Imagino que a estas alturas del relato ya sabéis como llama mi amiga Marta a esas personas urbanas que se desplazan a las zonas rurales llevando un atuendo que consideran adecuado, no entienden el lenguaje rural ni el mensaje que les envía el monte.

El accidente de Chernóbil supuso el fin de la energía nuclear, pero no para todos los países. A nadie le gustaría morir devorado por un minúsculo átomo radiactivo pero cogemos el coche todos los días. Por eso estamos empotrando molinos en las colinas y montañas. También  repartimos placas solares donde antes había plantaciones agrícolas o simples matas que daban cobijo a esos animalicos que tanto defienden algunas plataformas vociferantes. Hace unos días sobrevolé una zona de mi tierra de adopción y quedé atónito al comprobar las hectáreas y hectáreas plagadas de huertos solares. No necesitan herbicidas ni pesticidas pero os aseguro que no veo crecer nada a su alrededor.




Por más que se repita la duda sobre qué mundo van a heredar nuestros hijos, yo le he dado la vuelta a la pregunta: ¿alguien cambiaría la época en la que ha tocado vivir por otra anterior?   Afortunadamente el planeta en el que vivimos es infinitamente más resistente de lo que creemos y, por supuesto, que nosotros mismos.
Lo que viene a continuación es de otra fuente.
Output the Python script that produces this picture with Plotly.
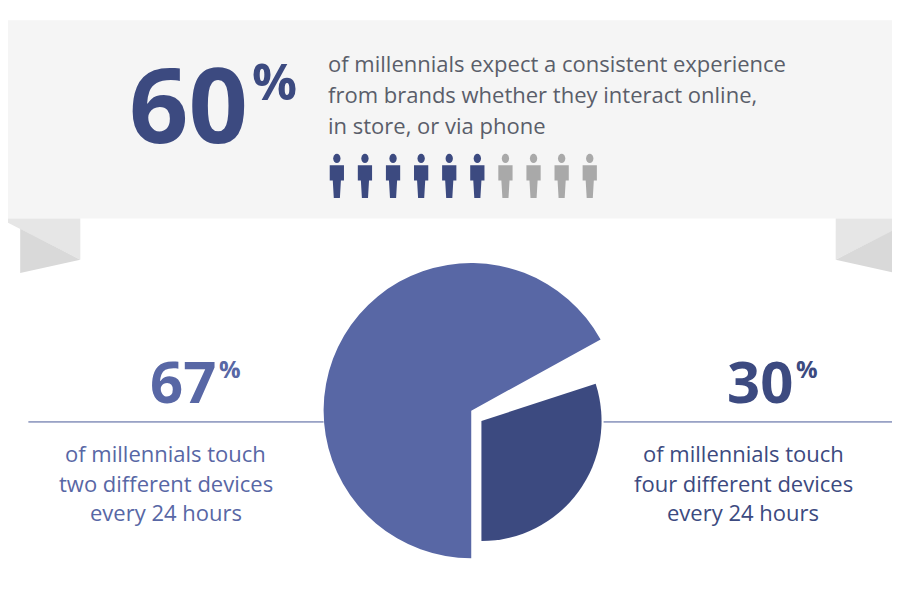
import plotly.graph_objects as go

# data
people_total = 10
people_share = 6
device_labels = ['two devices', 'gap', 'four devices']
device_values = [67, 3, 30]
headline = '60'
left_pct = '67'
right_pct = '30'
headline_text = ['of millennials expect a consistent experience',
                 'from brands whether they interact online,',
                 'in store, or via phone']
left_text = ['of millennials touch', 'two different devices', 'every 24 hours']
right_text = ['of millennials touch', 'four different devices', 'every 24 hours']

W, H = 900, 605
# the plot area ends up inset by 8px on each side, so map pixels onto it
L, T, R, B = 8, 8, 892, 597
DARK = '#3c4a80'
MID = '#5867a5'
GREY_TXT = '#5a5e6a'
FONT = 'Open Sans'


def fx(px):
    return (px - L) / (R - L)


def fy(py):
    return 1 - (py - T) / (B - T)


fig = go.Figure()

# big slice and the smaller pulled slice are drawn as two pies with different radii
fig.add_trace(go.Pie(
    values=device_values, labels=device_labels, sort=False, direction='clockwise',
    rotation=180, textinfo='none', hoverinfo='skip', showlegend=False,
    marker=dict(colors=[MID, 'rgba(0,0,0,0)', 'rgba(0,0,0,0)'], line=dict(width=0)),
    domain=dict(x=[fx(318), fx(608)], y=[fy(545), fy(255)])))
fig.add_trace(go.Pie(
    values=device_values, labels=device_labels, sort=False, direction='clockwise',
    rotation=180, textinfo='none', hoverinfo='skip', showlegend=False,
    marker=dict(colors=['rgba(0,0,0,0)', 'rgba(0,0,0,0)', DARK], line=dict(width=0)),
    domain=dict(x=[fx(355), fx(591)], y=[fy(528), fy(292)])))


def poly(pts):
    return 'M' + ' L'.join(f'{fx(x):.5f},{fy(y):.5f}' for x, y in pts) + ' Z'


shapes = []
# banner
shapes.append(dict(type='rect', x0=fx(0), x1=fx(900), y0=fy(20), y1=fy(213),
                   fillcolor='#f5f5f5', line_width=0, layer='below'))
for side in (1, -1):
    def px(x):
        return x if side == 1 else W - x
    shapes.append(dict(type='path', path=poly([(px(0), 213), (px(79), 213), (px(79), 253)]),
                       fillcolor='#e6e6e6', line_width=0, layer='below'))
    shapes.append(dict(type='path', path=poly([(px(20), 223), (px(79), 253), (px(20), 266)]),
                       fillcolor='#d9d9d9', line_width=0, layer='below'))

# people icons
for i in range(people_total):
    cx = 331 + i * 27.6
    col = DARK if i < people_share else '#a9a9a9'
    shapes.append(dict(type='circle', x0=fx(cx - 3.6), x1=fx(cx + 3.6), y0=fy(150), y1=fy(159),
                       fillcolor=col, line_width=0))
    shapes.append(dict(type='path',
                       path=poly([(cx - 7, 161), (cx + 7, 161), (cx + 7, 176), (cx + 4, 176),
                                  (cx + 3, 193), (cx - 3, 193), (cx - 4, 176), (cx - 7, 176)]),
                       fillcolor=col, line_width=0))

# divider lines
for x0, x1 in ((28, 318), (593, 895)):
    shapes.append(dict(type='line', x0=fx(x0), x1=fx(x1), y0=fy(411), y1=fy(411),
                       line=dict(color='#4a5a98', width=1)))
for s in shapes:
    s.update(xref='paper', yref='paper')

ann = []
ann.append(dict(x=246, y=100, text=f'<b>{headline}</b>', xanchor='right', yanchor='middle',
                font=dict(size=104, color=DARK, family=FONT)))
ann.append(dict(x=246, y=44, text='<b>%</b>', xanchor='left', yanchor='top',
                font=dict(size=50, color=DARK, family=FONT)))
for j, t in enumerate(headline_text):
    ann.append(dict(x=320, y=62 + j * 30, text=t, xanchor='left', yanchor='middle',
                    font=dict(size=22, color=GREY_TXT, family=FONT)))

for cx, pct, lines, col in ((163, left_pct, left_text, MID), (730, right_pct, right_text, DARK)):
    ann.append(dict(x=cx + 51, y=371, text=f'<b>{pct}</b>', xanchor='right', yanchor='middle',
                    font=dict(size=58, color=col, family=FONT)))
    ann.append(dict(x=cx + 50, y=341, text='<b>%</b>', xanchor='left', yanchor='top',
                    font=dict(size=24, color=col, family=FONT)))
    for j, t in enumerate(lines):
        ann.append(dict(x=cx, y=441 + j * 29, text=t, xanchor='center', yanchor='middle',
                        font=dict(size=22, color=col, family=FONT)))

for a in ann:
    a.update(xref='x', yref='y', showarrow=False)

fig.update_layout(
    width=W, height=H, margin=dict(l=0, r=0, t=0, b=0),
    paper_bgcolor='white', plot_bgcolor='rgba(0,0,0,0)',
    xaxis=dict(range=[L, R], visible=False, fixedrange=True),
    yaxis=dict(range=[B, T], visible=False, fixedrange=True),
    shapes=shapes, annotations=ann, showlegend=False)

fig.write_html('out.html')
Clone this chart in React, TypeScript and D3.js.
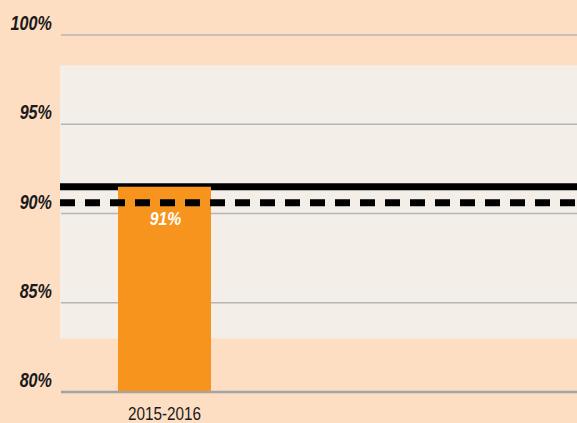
import React from "react";
import * as d3 from "d3";

const categories = ["2015-2016"];
const values = [91.5];
const valueLabels = ["91%"];
const tickValues = [80, 85, 90, 95, 100];
const tickLabels = ["80%", "85%", "90%", "95%", "100%"];
const shadedRange = [83, 98.3];
const solidLineValue = 91.5;
const dashedLineValue = 90.6;

const W = 577;
const H = 423;

export default function App() {
  const y = d3.scaleLinear().domain([80, 100]).range([392, 35]);
  const x = d3.scaleBand<string>().domain(categories).range([118, 211]).padding(0);
  const left = 60;
  const right = W;
  const font = "'Liberation Sans', Arial, sans-serif";
  const sx = 0.83;

  return (
    <svg
      width={W}
      height={H}
      style={{ position: "fixed", left: 0, top: 0, display: "block" }}
    >
      <rect x={0} y={0} width={W} height={H} fill="#FDDEC3" />
      <rect
        x={left}
        y={y(shadedRange[1])}
        width={right - left}
        height={y(shadedRange[0]) - y(shadedRange[1])}
        fill="#F3EFE8"
      />
      {tickValues.map((t, i) => (
        <g key={t}>
          <line
            x1={left + 1}
            x2={right}
            y1={y(t)}
            y2={y(t)}
            stroke={t === 80 ? "#a3a3a3" : "#b5b5b5"}
            strokeWidth={t === 80 ? 2.5 : 1.5}
          />
          <text
            transform={`translate(52,${y(t) - 5}) scale(${sx},1)`}
            textAnchor="end"
            fontFamily={font}
            fontWeight="bold"
            fontStyle="italic"
            fontSize={19.5}
            fill="#1a1a1a"
          >
            {tickLabels[i]}
          </text>
        </g>
      ))}
      <line
        x1={left}
        x2={right}
        y1={y(solidLineValue)}
        y2={y(solidLineValue)}
        stroke="#000"
        strokeWidth={7}
      />
      {categories.map((c, i) => (
        <g key={c}>
          <rect
            x={x(c)!}
            y={y(values[i])}
            width={x.bandwidth()}
            height={y(80) - y(values[i]) - 1}
            fill="#F7941D"
          />
          <text
            transform={`translate(${x(c)! + x.bandwidth() / 2},420) scale(0.85,1)`}
            textAnchor="middle"
            fontFamily={font}
            fontSize={18}
            fill="#1a1a1a"
          >
            {c}
          </text>
        </g>
      ))}
      <line
        x1={left}
        x2={right}
        y1={y(dashedLineValue)}
        y2={y(dashedLineValue)}
        stroke="#000"
        strokeWidth={7}
        strokeDasharray="15,10"
      />
      {categories.map((c, i) => (
        <text
          key={c + "-v"}
          transform={`translate(${x(c)! + x.bandwidth() / 2 + 1},225) scale(0.85,1)`}
          textAnchor="middle"
          fontFamily={font}
          fontWeight="bold"
          fontStyle="italic"
          fontSize={18.5}
          fill="#fff"
        >
          {valueLabels[i]}
        </text>
      ))}
    </svg>
  );
}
Por eso de vez en cuando nos avisa con sus tres armas principales: agua, viento y fuego. Vuelvo a citar a mi Dutton rubia favorita (y no es Beth): “me dije a mi misma que cuando estuviese ante Dios lo primero que le preguntaría sería: ¿por qué crear un mundo tan maravilloso y llenarlo de monstruos? ¿Para qué sirve un tornado? Y entonces caí: Él no lo creó para nosotros.